Take the data below and repeat it exactly.

DATASET EXCERPT

___

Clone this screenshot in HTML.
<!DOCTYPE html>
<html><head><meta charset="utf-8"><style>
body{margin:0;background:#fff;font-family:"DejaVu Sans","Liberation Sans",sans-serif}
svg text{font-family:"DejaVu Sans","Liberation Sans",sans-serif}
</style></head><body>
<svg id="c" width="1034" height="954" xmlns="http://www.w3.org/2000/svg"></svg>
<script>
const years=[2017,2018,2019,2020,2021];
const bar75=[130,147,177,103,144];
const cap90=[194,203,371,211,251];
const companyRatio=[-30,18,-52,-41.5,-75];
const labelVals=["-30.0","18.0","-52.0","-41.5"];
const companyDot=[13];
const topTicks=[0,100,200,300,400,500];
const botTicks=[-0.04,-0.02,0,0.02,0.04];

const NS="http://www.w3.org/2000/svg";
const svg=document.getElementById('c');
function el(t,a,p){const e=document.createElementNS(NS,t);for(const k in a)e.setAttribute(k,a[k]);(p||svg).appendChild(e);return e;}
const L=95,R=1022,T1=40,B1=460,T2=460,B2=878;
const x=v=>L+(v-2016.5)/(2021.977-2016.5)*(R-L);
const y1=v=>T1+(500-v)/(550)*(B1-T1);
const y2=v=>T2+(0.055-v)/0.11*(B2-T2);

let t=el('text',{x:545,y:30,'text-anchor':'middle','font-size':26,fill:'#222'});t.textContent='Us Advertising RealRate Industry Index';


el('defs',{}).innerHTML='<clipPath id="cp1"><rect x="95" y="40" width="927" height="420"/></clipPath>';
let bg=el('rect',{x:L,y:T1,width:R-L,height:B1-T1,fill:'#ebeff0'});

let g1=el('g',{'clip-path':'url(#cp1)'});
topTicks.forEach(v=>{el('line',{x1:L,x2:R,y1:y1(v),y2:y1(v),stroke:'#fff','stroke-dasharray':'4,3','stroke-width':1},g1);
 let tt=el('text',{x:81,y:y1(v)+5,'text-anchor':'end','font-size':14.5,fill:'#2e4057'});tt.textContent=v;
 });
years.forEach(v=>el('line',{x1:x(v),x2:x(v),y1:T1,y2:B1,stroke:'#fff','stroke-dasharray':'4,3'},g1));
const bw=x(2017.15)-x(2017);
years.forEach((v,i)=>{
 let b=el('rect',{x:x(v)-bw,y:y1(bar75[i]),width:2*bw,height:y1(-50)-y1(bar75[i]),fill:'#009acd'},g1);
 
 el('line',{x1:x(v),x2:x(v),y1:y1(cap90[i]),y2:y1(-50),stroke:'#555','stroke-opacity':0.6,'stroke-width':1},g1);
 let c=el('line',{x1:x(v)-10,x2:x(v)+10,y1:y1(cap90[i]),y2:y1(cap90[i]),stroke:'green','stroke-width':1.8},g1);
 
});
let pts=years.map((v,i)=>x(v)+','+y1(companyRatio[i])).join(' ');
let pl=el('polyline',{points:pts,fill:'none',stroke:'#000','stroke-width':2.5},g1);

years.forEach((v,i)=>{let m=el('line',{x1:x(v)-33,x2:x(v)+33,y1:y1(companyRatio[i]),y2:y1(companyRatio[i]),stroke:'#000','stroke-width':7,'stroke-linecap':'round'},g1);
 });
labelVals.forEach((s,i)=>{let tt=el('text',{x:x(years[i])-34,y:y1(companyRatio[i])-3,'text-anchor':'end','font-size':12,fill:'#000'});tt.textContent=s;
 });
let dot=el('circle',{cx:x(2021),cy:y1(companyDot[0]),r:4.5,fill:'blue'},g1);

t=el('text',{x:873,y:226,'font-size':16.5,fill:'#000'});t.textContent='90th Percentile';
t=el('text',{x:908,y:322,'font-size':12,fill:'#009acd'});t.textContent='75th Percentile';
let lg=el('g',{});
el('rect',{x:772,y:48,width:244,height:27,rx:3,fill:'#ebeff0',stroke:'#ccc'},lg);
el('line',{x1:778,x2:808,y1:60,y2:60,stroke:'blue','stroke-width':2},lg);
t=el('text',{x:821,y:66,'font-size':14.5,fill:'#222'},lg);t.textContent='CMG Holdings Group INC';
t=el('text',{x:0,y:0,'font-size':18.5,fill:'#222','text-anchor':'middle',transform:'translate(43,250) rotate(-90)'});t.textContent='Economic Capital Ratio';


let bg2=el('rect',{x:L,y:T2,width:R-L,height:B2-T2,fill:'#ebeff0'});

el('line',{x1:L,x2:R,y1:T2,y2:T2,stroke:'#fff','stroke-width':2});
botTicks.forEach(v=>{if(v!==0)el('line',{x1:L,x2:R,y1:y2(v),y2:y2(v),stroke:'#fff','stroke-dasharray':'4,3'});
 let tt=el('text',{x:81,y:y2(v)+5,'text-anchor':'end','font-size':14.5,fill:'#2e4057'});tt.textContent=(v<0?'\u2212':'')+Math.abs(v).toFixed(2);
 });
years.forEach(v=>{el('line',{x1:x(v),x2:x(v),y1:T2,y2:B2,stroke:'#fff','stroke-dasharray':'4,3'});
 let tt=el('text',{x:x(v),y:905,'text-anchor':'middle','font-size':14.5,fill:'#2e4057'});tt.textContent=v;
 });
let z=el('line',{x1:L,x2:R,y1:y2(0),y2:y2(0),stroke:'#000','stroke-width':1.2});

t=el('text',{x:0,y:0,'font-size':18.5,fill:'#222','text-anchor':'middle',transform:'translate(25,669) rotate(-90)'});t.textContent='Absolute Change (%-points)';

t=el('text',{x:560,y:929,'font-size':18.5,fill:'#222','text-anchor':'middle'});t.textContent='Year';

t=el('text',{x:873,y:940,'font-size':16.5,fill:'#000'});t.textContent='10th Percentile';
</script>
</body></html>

___

EXERCISE ANSWER
Clone this screenshot in HTML.
<!DOCTYPE html>
<html><head><meta charset="utf-8"><style>
body{margin:0;background:#fff;font-family:"DejaVu Sans","Liberation Sans",sans-serif}
svg text{font-family:"DejaVu Sans","Liberation Sans",sans-serif}
</style></head><body>
<svg id="c" width="1034" height="954" xmlns="http://www.w3.org/2000/svg"></svg>
<script>
const years=[2017,2018,2019,2020,2021];
const bar75=[130,147,177,103,144];
const cap90=[194,203,371,211,251];
const companyRatio=[-30,18,-52,-41.5,-75];
const labelVals=["-30.0","18.0","-52.0","-41.5"];
const companyDot=[13];
const topTicks=[0,100,200,300,400,500];
const botTicks=[-0.04,-0.02,0,0.02,0.04];

const NS="http://www.w3.org/2000/svg";
const svg=document.getElementById('c');
function el(t,a,p){const e=document.createElementNS(NS,t);for(const k in a)e.setAttribute(k,a[k]);(p||svg).appendChild(e);return e;}
const L=95,R=1022,T1=40,B1=460,T2=460,B2=878;
const x=v=>L+(v-2016.5)/(2021.977-2016.5)*(R-L);
const y1=v=>T1+(500-v)/(550)*(B1-T1);
const y2=v=>T2+(0.055-v)/0.11*(B2-T2);

let t=el('text',{x:545,y:30,'text-anchor':'middle','font-size':26,fill:'#222'});t.textContent='Us Advertising RealRate Industry Index';


el('defs',{}).innerHTML='<clipPath id="cp1"><rect x="95" y="40" width="927" height="420"/></clipPath>';
let bg=el('rect',{x:L,y:T1,width:R-L,height:B1-T1,fill:'#ebeff0'});

let g1=el('g',{'clip-path':'url(#cp1)'});
topTicks.forEach(v=>{el('line',{x1:L,x2:R,y1:y1(v),y2:y1(v),stroke:'#fff','stroke-dasharray':'4,3','stroke-width':1},g1);
 let tt=el('text',{x:81,y:y1(v)+5,'text-anchor':'end','font-size':14.5,fill:'#2e4057'});tt.textContent=v;
 });
years.forEach(v=>el('line',{x1:x(v),x2:x(v),y1:T1,y2:B1,stroke:'#fff','stroke-dasharray':'4,3'},g1));
const bw=x(2017.15)-x(2017);
years.forEach((v,i)=>{
 let b=el('rect',{x:x(v)-bw,y:y1(bar75[i]),width:2*bw,height:y1(-50)-y1(bar75[i]),fill:'#009acd'},g1);
 
 el('line',{x1:x(v),x2:x(v),y1:y1(cap90[i]),y2:y1(-50),stroke:'#555','stroke-opacity':0.6,'stroke-width':1},g1);
 let c=el('line',{x1:x(v)-10,x2:x(v)+10,y1:y1(cap90[i]),y2:y1(cap90[i]),stroke:'green','stroke-width':1.8},g1);
 
});
let pts=years.map((v,i)=>x(v)+','+y1(companyRatio[i])).join(' ');
let pl=el('polyline',{points:pts,fill:'none',stroke:'#000','stroke-width':2.5},g1);

years.forEach((v,i)=>{let m=el('line',{x1:x(v)-33,x2:x(v)+33,y1:y1(companyRatio[i]),y2:y1(companyRatio[i]),stroke:'#000','stroke-width':7,'stroke-linecap':'round'},g1);
 });
labelVals.forEach((s,i)=>{let tt=el('text',{x:x(years[i])-34,y:y1(companyRatio[i])-3,'text-anchor':'end','font-size':12,fill:'#000'});tt.textContent=s;
 });
let dot=el('circle',{cx:x(2021),cy:y1(companyDot[0]),r:4.5,fill:'blue'},g1);

t=el('text',{x:873,y:226,'font-size':16.5,fill:'#000'});t.textContent='90th Percentile';
t=el('text',{x:908,y:322,'font-size':12,fill:'#009acd'});t.textContent='75th Percentile';
let lg=el('g',{});
el('rect',{x:772,y:48,width:244,height:27,rx:3,fill:'#ebeff0',stroke:'#ccc'},lg);
el('line',{x1:778,x2:808,y1:60,y2:60,stroke:'blue','stroke-width':2},lg);
t=el('text',{x:821,y:66,'font-size':14.5,fill:'#222'},lg);t.textContent='CMG Holdings Group INC';
t=el('text',{x:0,y:0,'font-size':18.5,fill:'#222','text-anchor':'middle',transform:'translate(43,250) rotate(-90)'});t.textContent='Economic Capital Ratio';


let bg2=el('rect',{x:L,y:T2,width:R-L,height:B2-T2,fill:'#ebeff0'});

el('line',{x1:L,x2:R,y1:T2,y2:T2,stroke:'#fff','stroke-width':2});
botTicks.forEach(v=>{if(v!==0)el('line',{x1:L,x2:R,y1:y2(v),y2:y2(v),stroke:'#fff','stroke-dasharray':'4,3'});
 let tt=el('text',{x:81,y:y2(v)+5,'text-anchor':'end','font-size':14.5,fill:'#2e4057'});tt.textContent=(v<0?'\u2212':'')+Math.abs(v).toFixed(2);
 });
years.forEach(v=>{el('line',{x1:x(v),x2:x(v),y1:T2,y2:B2,stroke:'#fff','stroke-dasharray':'4,3'});
 let tt=el('text',{x:x(v),y:905,'text-anchor':'middle','font-size':14.5,fill:'#2e4057'});tt.textContent=v;
 });
let z=el('line',{x1:L,x2:R,y1:y2(0),y2:y2(0),stroke:'#000','stroke-width':1.2});

t=el('text',{x:0,y:0,'font-size':18.5,fill:'#222','text-anchor':'middle',transform:'translate(25,669) rotate(-90)'});t.textContent='Absolute Change (%-points)';

t=el('text',{x:560,y:929,'font-size':18.5,fill:'#222','text-anchor':'middle'});t.textContent='Year';

t=el('text',{x:873,y:940,'font-size':16.5,fill:'#000'});t.textContent='10th Percentile';
</script>
</body></html>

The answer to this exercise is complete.